I am sorry that it has taken so long for me to respond to your letter but I was away from the laboratory for the first several
weeks of November. My responses to your questionnaire are contained in this letter because, for the most part, I decline to
answer the questions. Inherent in the questions themselves are assumptions with which I do not agree.
First of all, I believe that predicting the time for accomplishment of particular scientific matters is a foolish exercise
doomed to failure and therefore a waste of time. It is of course the unknown findings of future research that will determine
when the matters you mention are accomplished and we do not have crystal balls. For the same reason, while I believe that
discussion of such matters is important, the development of policy is certainly premature.
I also decline to list the items in order of priority. because of our inability to predict, we are stuck with simply letting
things happen. Scientists generally investigate those problems that are tractable at any given time.
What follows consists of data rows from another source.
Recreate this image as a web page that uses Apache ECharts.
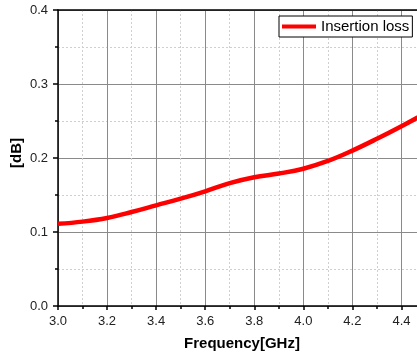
<!DOCTYPE html>
<html>
<head>
<meta charset="utf-8">
<script src="https://cdn.jsdelivr.net/npm/echarts@6/dist/echarts.min.js"></script>
<style>
  html, body { margin: 0; padding: 0; background: #fff; }
  #chart { width: 417px; height: 357px; }
</style>
</head>
<body>
<div id="chart"></div>
<script>
// frequency in GHz, insertion loss in dB
const freq = [3.0, 3.1, 3.2, 3.3, 3.4, 3.5, 3.6, 3.7, 3.8, 3.9, 4.0, 4.1, 4.2, 4.3, 4.4, 4.5];
const insertionLoss = [0.111, 0.114, 0.119, 0.127, 0.136, 0.145, 0.155, 0.166, 0.174, 0.179, 0.1855, 0.196, 0.210, 0.226, 0.243, 0.261];

const FONT = 'Arial, "Liberation Sans", sans-serif';

const chart = echarts.init(document.getElementById('chart'), null, { renderer: 'canvas' });

const option = {
  animation: false,
  backgroundColor: '#fff',
  grid: { left: 58, right: -9, top: 10, bottom: 51, containLabel: false, outerBoundsMode: 'none' },
  legend: {
    left: 279,
    top: 16,
    padding: [3, 3, 3, 3],
    itemWidth: 34,
    itemHeight: 4,
    itemGap: 5,
    borderColor: '#000',
    borderWidth: 1,
    borderRadius: 0,
    backgroundColor: '#fff',
    textStyle: { fontFamily: FONT, fontSize: 15, color: '#000', padding: [0, 0, 0, 0], lineHeight: 15 },
    data: [{ name: 'Insertion loss', icon: 'rect' }]
  },
  xAxis: [
    {
      type: 'value',
      min: 3.0,
      max: 4.5,
      interval: 0.2,
      name: 'Frequency[GHz]',
      nameLocation: 'middle',
      nameGap: 30,
      nameMoveOverlap: false,
      nameTextStyle: { fontFamily: FONT, fontSize: 15, fontWeight: 'bold', color: '#000' },
      axisLine: { show: true, onZero: false, lineStyle: { color: '#000', width: 1.5 } },
      axisTick: { show: true, length: 4, lineStyle: { color: '#000', width: 1.5 } },
      minorTick: { show: true, splitNumber: 2, length: 3, lineStyle: { color: '#000', width: 1.5 } },
      axisLabel: {
        margin: 9,
        fontFamily: FONT, fontSize: 13, color: '#222',
        showMaxLabel: false,
        formatter: v => v.toFixed(1)
      },
      splitLine: { show: true, lineStyle: { color: '#8a8a8a', width: 1 } },
      minorSplitLine: { show: true, lineStyle: { color: '#cfcfcf', width: 1, type: [2, 2] } }
    },
    {
      type: 'value',
      position: 'top',
      min: 3.0,
      max: 4.5,
      interval: 0.2,
      axisLine: { show: true, onZero: false, lineStyle: { color: '#000', width: 1.5 } },
      axisTick: { show: false },
      axisLabel: { show: false },
      splitLine: { show: false }
    }
  ],
  yAxis: {
    type: 'value',
    min: 0,
    max: 0.4,
    interval: 0.1,
    name: '[dB]',
    nameLocation: 'middle',
    nameGap: 34,
    nameMoveOverlap: false,
    nameTextStyle: { fontFamily: FONT, fontSize: 15, fontWeight: 'bold', color: '#000', padding: [0, 0, 0, 10] },
    axisLine: { show: true, onZero: false, lineStyle: { color: '#000', width: 1.5 } },
    axisTick: { show: true, length: 5, lineStyle: { color: '#000', width: 1.5 } },
    minorTick: { show: true, splitNumber: 2, length: 3, lineStyle: { color: '#000', width: 1.5 } },
    axisLabel: {
      margin: 10,
      fontFamily: FONT, fontSize: 13, color: '#222',
      formatter: v => v.toFixed(1)
    },
    splitLine: { show: true, lineStyle: { color: '#8a8a8a', width: 1 } },
    minorSplitLine: { show: true, lineStyle: { color: '#cfcfcf', width: 1, type: [2, 2] } }
  },
  series: [
    {
      name: 'Insertion loss',
      type: 'line',
      xAxisIndex: 0,
      smooth: 0.4,
      symbol: 'none',
      lineStyle: { color: '#ff0000', width: 4.5 },
      itemStyle: { color: '#ff0000' },
      data: freq.map((f, i) => [f, insertionLoss[i]])
    }
  ]
};

chart.setOption(option);
</script>
</body>
</html>
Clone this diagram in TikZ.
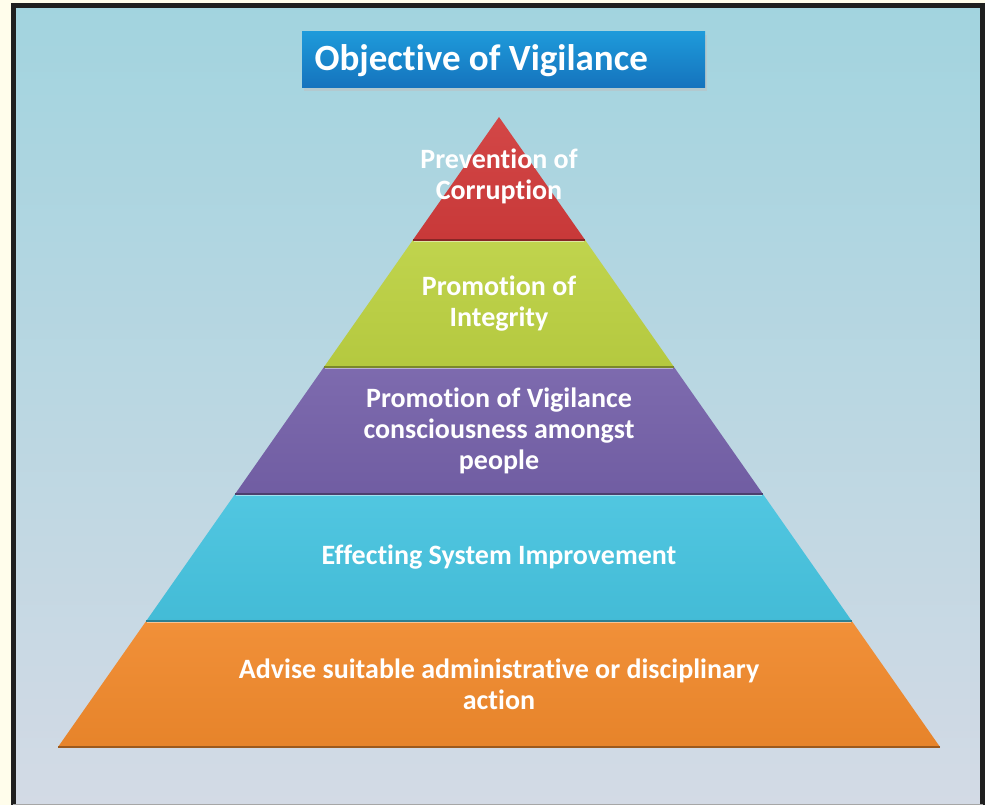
\documentclass[tikz,border=0pt]{standalone}
\usepackage{fontspec}
\setmainfont[Ligatures=NoCommon]{Carlito}
\usepackage{xcolor}
\definecolor{cream}{HTML}{FFFDEB}
\definecolor{bgtop}{HTML}{A2D4DF}
\definecolor{bgmid}{HTML}{B6CCDE}
\definecolor{bgbot}{HTML}{D3DAE5}
\definecolor{titletop}{HTML}{1E9ADA}
\definecolor{titlebot}{HTML}{1573BD}
\definecolor{redlvl}{HTML}{D03B3B}
\definecolor{greenlvl}{HTML}{BCD142}
\definecolor{purplelvl}{HTML}{7561A9}
\definecolor{cyanlvl}{HTML}{46C3DF}
\definecolor{orangelvl}{HTML}{F0892C}

\begin{document}
\begin{tikzpicture}[x=1pt,y=-1pt,
  lvltext/.style={text=white,font=\bfseries\fontsize{28}{31}\selectfont,align=center},
  lvlfill/.style={top color=#1!94!white,bottom color=#1!96!black}]
\useasboundingbox(0,0)rectangle(985,805);
\fill[cream](0,0)rectangle(985,805);% outside strip
\shade[top color=bgtop,middle color=bgmid,bottom color=bgbot](13,5)rectangle(983,804);% background
\draw[line width=5pt,black!88](13.5,805)--(13.5,5.5)--(982.5,5.5)--(982.5,805);% frame
\draw[gray!70,line width=1pt](13,804)--(983,804);

% title
\fill[black!25,opacity=0.5](304,35)rectangle(707,91);% shadow
\shade[top color=titletop,bottom color=titlebot](302,32)rectangle(705,88);
\node[anchor=west,text=white,font=\bfseries\fontsize{37}{40}\selectfont](title) at (311,61){Objective of Vigilance};

% pyramid levels
\coordinate(apex) at (499,117);
\shade[lvlfill=orangelvl](146.2,621)--(851.8,621)--(940,747)--(58,747)--cycle;
\draw[orangelvl!65!black,line width=1.2pt](58,747)--(940,747);
\draw[orangelvl!50!white,line width=1pt](147,622)--(851,622);
\shade[lvlfill=cyanlvl](235.1,494)--(762.9,494)--(851.8,621)--(146.2,621)--cycle;
\draw[cyanlvl!65!black,line width=1.2pt](146.2,621)--(851.8,621);
\draw[cyanlvl!50!white,line width=1pt](236,495)--(762,495);
\shade[lvlfill=purplelvl](324,367)--(674,367)--(762.9,494)--(235.1,494)--cycle;
\draw[purplelvl!65!black,line width=1.2pt](235.1,494)--(762.9,494);
\draw[purplelvl!50!white,line width=1pt](325,368)--(673,368);
\shade[lvlfill=greenlvl](412.9,240)--(585.1,240)--(674,367)--(324,367)--cycle;
\draw[greenlvl!65!black,line width=1.2pt](324,367)--(674,367);
\draw[greenlvl!50!white,line width=1pt](414,241)--(584,241);
\shade[lvlfill=redlvl](apex)--(585.1,240)--(412.9,240)--cycle;
\draw[redlvl!65!black,line width=1.2pt](412.9,240)--(585.1,240);

% labels
\node[lvltext](prevention) at (499,176){Prevention of\\Corruption};
\node[lvltext](integrity) at (499,304){Promotion of\\Integrity};
\node[lvltext](consciousness) at (499,431){Promotion of Vigilance\\consciousness amongst\\people};
\node[lvltext](system) at (499,557){Effecting System Improvement};
\node[lvltext](action) at (499,684){Advise suitable administrative or disciplinary\\action};
\end{tikzpicture}
\end{document}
Therefore I believe in
allocation of resources to broad areas (such as genetics itself) with scientists deciding which experiments to do first.
I do believe that the Federal governments needs to establish guidelines for the safe conduct of recombinant DNA experiments.
However, since genetic experiments using human cells (I assume in tissue culture) present no particular hazard I do not believe
that they need to be regulated aside from the guidelines for recombinant DNA work.
I hope that this will be helpful to you in your effort to formulate policy alternatives in the area of human genetic medicine.